Commands.page Logo

How to Download and Extract Links from XML on Ubuntu

This tutorial provides a step-by-step method for downloading XML files and extracting hyperlinks using the Ubuntu command line. It covers essential tools like wget for retrieval and xmllint or grep for parsing content directly within the terminal. By following these instructions, you can automate data collection tasks efficiently on your Linux system.

Install Necessary Tools

Before beginning, ensure your system has the required utilities. Open your terminal and update your package list, then install wget for downloading and libxml2-utils for parsing XML structures. Run the following command:

sudo apt update
sudo apt install wget libxml2-utils

Download the XML File

Use wget to fetch the XML file from the target URL. This command saves the file to your current directory.

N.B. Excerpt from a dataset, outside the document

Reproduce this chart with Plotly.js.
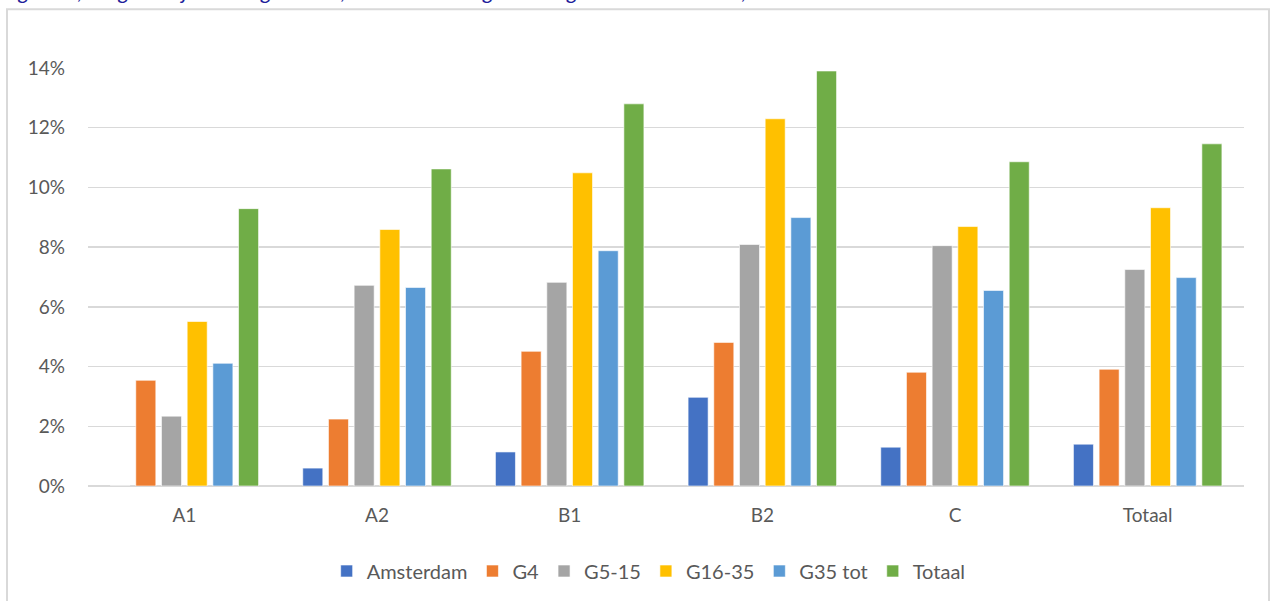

Replace the URL below with the actual link to the XML resource you wish to analyze:

wget https://example.com/data.xml

If the file is named differently or you want to specify a filename, use the -O flag followed by your desired name.

The most reliable way to extract specific nodes from an XML file is using xmllint with XPath queries. Assuming the links are stored within <url> tags or similar elements, you can target them directly. For example, to extract all text content from <loc> tags often found in sitemaps, use:

xmllint --xpath "//loc/text()" data.xml

If the XML structure uses namespaces, you may need to adjust the query or remove namespaces for simpler parsing. This method ensures you only grab valid data defined by the XML structure.

For a quicker, less strict approach, you can use grep to search for patterns resembling URLs. This is useful if the XML formatting is inconsistent or if you need a rapid extraction without installing additional parsers. The following command searches for http or https strings:

grep -o 'http[^"]*' data.xml

This command prints every occurrence of a string starting with “http” up to the next quotation mark, effectively listing the links found within the file attributes or text.